Pan-genome comparative analysis
Following the clustering of respective TB datasets into core, accessory and unique genes, the core genes of lineage 6 were higher in number than core genes in lineages 4 and 2 but had fewer accessory genes than these lineages (Supplementary table 2). The red, orange and cyan lines in Fig. 2 (a, b and c) represent the power-fit curve derived from the equation (f(x) = a.x^b), where the exponent b > 0 implying that the genome is open, however the parameter b values are 0.03, 0.06 and 0.03 (Lineage 6, Lineage 4 and Lineage 2 respectively) meaning the pan genome is almost closed and addition of new genomes may not lead to the discovery of novel functions (30).

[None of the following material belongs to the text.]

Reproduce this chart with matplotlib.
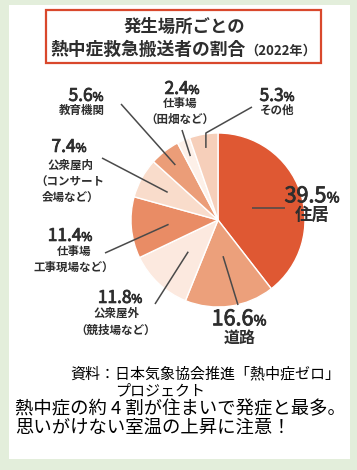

Using BPGA to cluster the core, accessory and unique genes and assigning KEGG functional pathways to them, about 92% of the core genes of the three lineages are responsible for metabolism related pathways. However, accessory gene assignment of metabolic, organismal system and environmental information related pathways in the lineages are: Lineage 6 (33%, 59% and 58%), Lineage 4 (23%, 28% and 33%) and Lineage 2 (47%, 18% and 21%) as shown in Fig. 4.
Evolution of M. africanum
Core genes are responsible for survival and majority of biological processes in the bacteria. Those that exist in copies, also known as “multi copy core genes” (MCG) were studied as these genes, especially rRNAs in bacteria, have been seen to influence adaptation to environmental pressures and the structure of microbiomes (31). We examined conserved genes of these lineages that exhibit copy number variation (CNV) and constructed a phylogeny based on their core genomes (Fig. 5). Eleven (11) PE/PPE family proteins and four (4) fadD genes fall under the category of MCG. PPE family proteins and fadD genes were selected as they have been reported to be crucial factors for mycobacterial virulence and in vivo pathogenicity (32–34).
PPE family proteins 15 and 26 all had similar gene copy number across all strains, which shows that these proteins have remained unchanged over time, whilst family PPE proteins 20, 47/48, 57, 51 and 42 showed little evolution in the CNV and lastly, PPE proteins 40, 32, 29 and 33 displayed lineages distinct CNV across the genomes (Fig. 5).
On the other set of gene families studied, fadD13, fadD15, fadD25 and fadD32 genes which are responsible for fatty acid CoA ligase, all showed CNV in the TB strains during the course of evolution except the fadD32 gene (Fig. 5). Additionally, multiple sequence alignment of fadD13 genes in MTBC genomes showed substitution mutations A8G in fadD13_2, S108F and A123V in fadD13_3 (Fig. 6).